Data block
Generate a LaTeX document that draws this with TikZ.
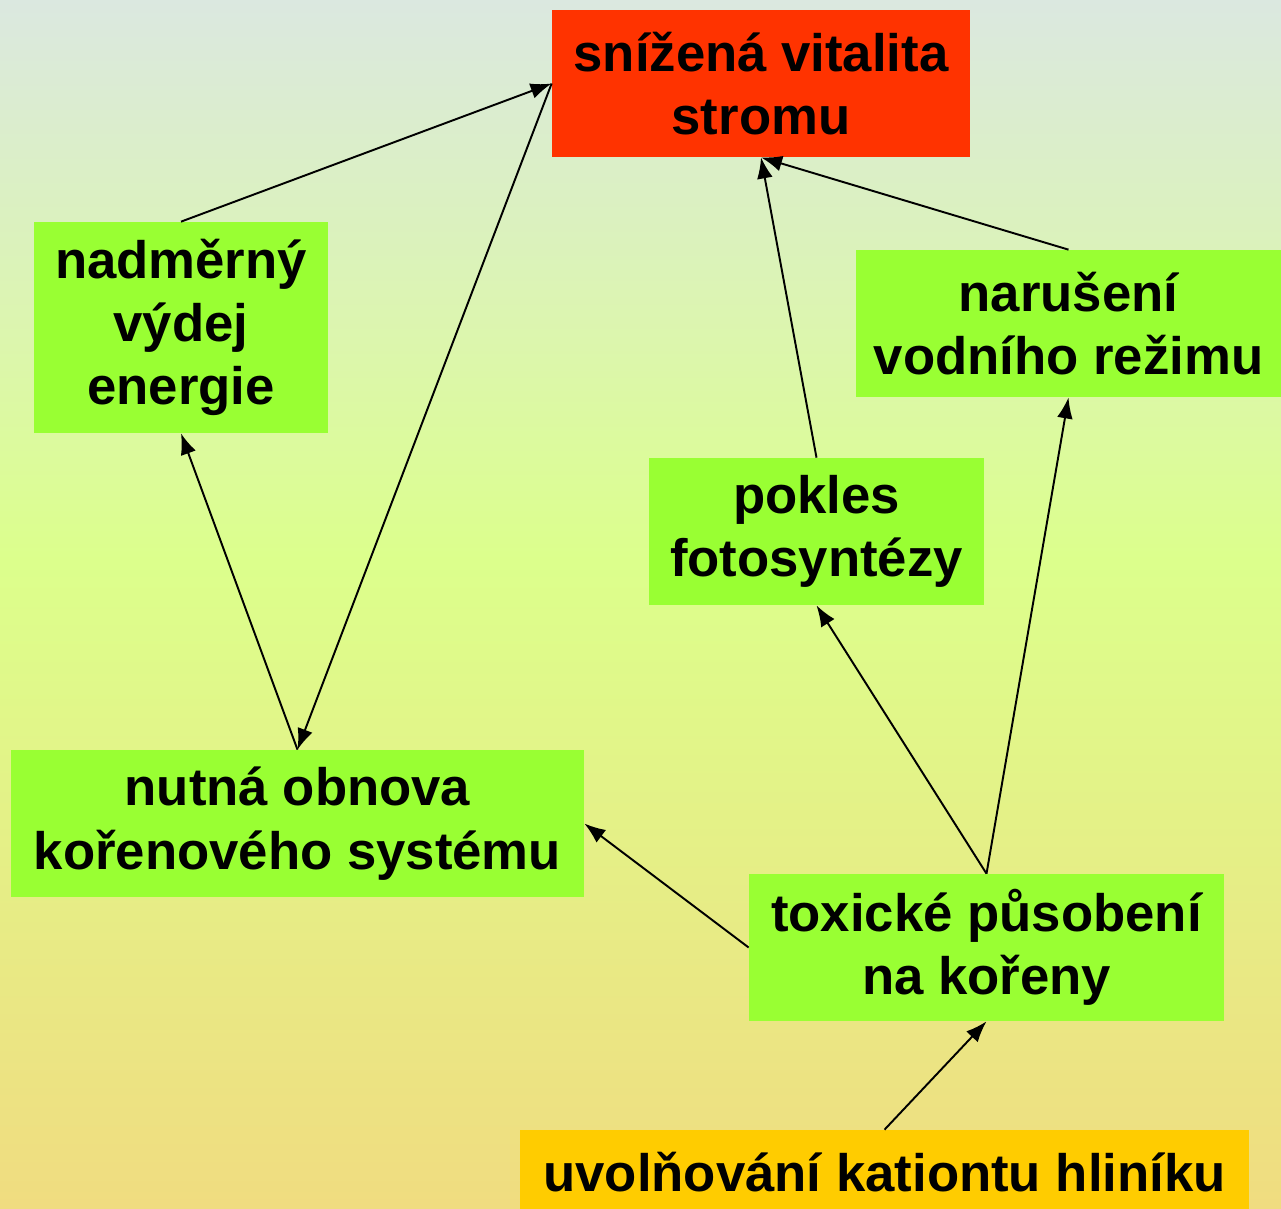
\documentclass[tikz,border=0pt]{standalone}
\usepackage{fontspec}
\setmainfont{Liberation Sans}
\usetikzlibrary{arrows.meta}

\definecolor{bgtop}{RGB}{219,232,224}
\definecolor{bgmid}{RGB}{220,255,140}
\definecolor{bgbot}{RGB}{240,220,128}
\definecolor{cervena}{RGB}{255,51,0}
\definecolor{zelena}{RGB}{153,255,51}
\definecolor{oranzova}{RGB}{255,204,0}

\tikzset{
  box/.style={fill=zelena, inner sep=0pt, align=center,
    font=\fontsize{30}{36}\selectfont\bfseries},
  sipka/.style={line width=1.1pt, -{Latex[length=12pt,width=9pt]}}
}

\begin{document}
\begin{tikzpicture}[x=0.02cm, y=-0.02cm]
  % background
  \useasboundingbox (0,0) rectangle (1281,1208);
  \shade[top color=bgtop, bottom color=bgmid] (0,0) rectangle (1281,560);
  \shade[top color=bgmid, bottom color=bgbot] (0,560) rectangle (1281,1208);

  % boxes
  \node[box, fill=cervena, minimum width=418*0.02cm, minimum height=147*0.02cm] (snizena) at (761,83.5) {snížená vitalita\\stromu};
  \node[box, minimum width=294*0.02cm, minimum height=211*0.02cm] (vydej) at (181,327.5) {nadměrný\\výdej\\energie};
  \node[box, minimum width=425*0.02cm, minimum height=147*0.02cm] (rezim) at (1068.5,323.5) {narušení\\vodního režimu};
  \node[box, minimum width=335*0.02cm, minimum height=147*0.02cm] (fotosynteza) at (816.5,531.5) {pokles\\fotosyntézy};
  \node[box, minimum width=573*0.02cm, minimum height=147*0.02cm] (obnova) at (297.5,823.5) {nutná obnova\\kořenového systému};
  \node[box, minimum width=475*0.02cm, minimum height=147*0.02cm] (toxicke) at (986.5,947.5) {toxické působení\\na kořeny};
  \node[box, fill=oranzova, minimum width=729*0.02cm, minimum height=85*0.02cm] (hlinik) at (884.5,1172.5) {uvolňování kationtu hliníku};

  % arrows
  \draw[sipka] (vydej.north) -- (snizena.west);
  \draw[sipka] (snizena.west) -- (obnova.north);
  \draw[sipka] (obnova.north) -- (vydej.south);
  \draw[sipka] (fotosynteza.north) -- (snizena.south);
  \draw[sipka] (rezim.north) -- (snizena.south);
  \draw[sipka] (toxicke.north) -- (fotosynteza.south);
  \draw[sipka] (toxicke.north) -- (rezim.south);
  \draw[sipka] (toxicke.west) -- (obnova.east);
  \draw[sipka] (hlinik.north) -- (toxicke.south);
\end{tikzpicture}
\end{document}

Task directions
Write out the data precisely as given, excluding the pictures.

Solved exercise
Generate a LaTeX document that draws this with TikZ.
\documentclass[tikz,border=0pt]{standalone}
\usepackage{fontspec}
\setmainfont{Liberation Sans}
\usetikzlibrary{arrows.meta}

\definecolor{bgtop}{RGB}{219,232,224}
\definecolor{bgmid}{RGB}{220,255,140}
\definecolor{bgbot}{RGB}{240,220,128}
\definecolor{cervena}{RGB}{255,51,0}
\definecolor{zelena}{RGB}{153,255,51}
\definecolor{oranzova}{RGB}{255,204,0}

\tikzset{
  box/.style={fill=zelena, inner sep=0pt, align=center,
    font=\fontsize{30}{36}\selectfont\bfseries},
  sipka/.style={line width=1.1pt, -{Latex[length=12pt,width=9pt]}}
}

\begin{document}
\begin{tikzpicture}[x=0.02cm, y=-0.02cm]
  % background
  \useasboundingbox (0,0) rectangle (1281,1208);
  \shade[top color=bgtop, bottom color=bgmid] (0,0) rectangle (1281,560);
  \shade[top color=bgmid, bottom color=bgbot] (0,560) rectangle (1281,1208);

  % boxes
  \node[box, fill=cervena, minimum width=418*0.02cm, minimum height=147*0.02cm] (snizena) at (761,83.5) {snížená vitalita\\stromu};
  \node[box, minimum width=294*0.02cm, minimum height=211*0.02cm] (vydej) at (181,327.5) {nadměrný\\výdej\\energie};
  \node[box, minimum width=425*0.02cm, minimum height=147*0.02cm] (rezim) at (1068.5,323.5) {narušení\\vodního režimu};
  \node[box, minimum width=335*0.02cm, minimum height=147*0.02cm] (fotosynteza) at (816.5,531.5) {pokles\\fotosyntézy};
  \node[box, minimum width=573*0.02cm, minimum height=147*0.02cm] (obnova) at (297.5,823.5) {nutná obnova\\kořenového systému};
  \node[box, minimum width=475*0.02cm, minimum height=147*0.02cm] (toxicke) at (986.5,947.5) {toxické působení\\na kořeny};
  \node[box, fill=oranzova, minimum width=729*0.02cm, minimum height=85*0.02cm] (hlinik) at (884.5,1172.5) {uvolňování kationtu hliníku};

  % arrows
  \draw[sipka] (vydej.north) -- (snizena.west);
  \draw[sipka] (snizena.west) -- (obnova.north);
  \draw[sipka] (obnova.north) -- (vydej.south);
  \draw[sipka] (fotosynteza.north) -- (snizena.south);
  \draw[sipka] (rezim.north) -- (snizena.south);
  \draw[sipka] (toxicke.north) -- (fotosynteza.south);
  \draw[sipka] (toxicke.north) -- (rezim.south);
  \draw[sipka] (toxicke.west) -- (obnova.east);
  \draw[sipka] (hlinik.north) -- (toxicke.south);
\end{tikzpicture}
\end{document}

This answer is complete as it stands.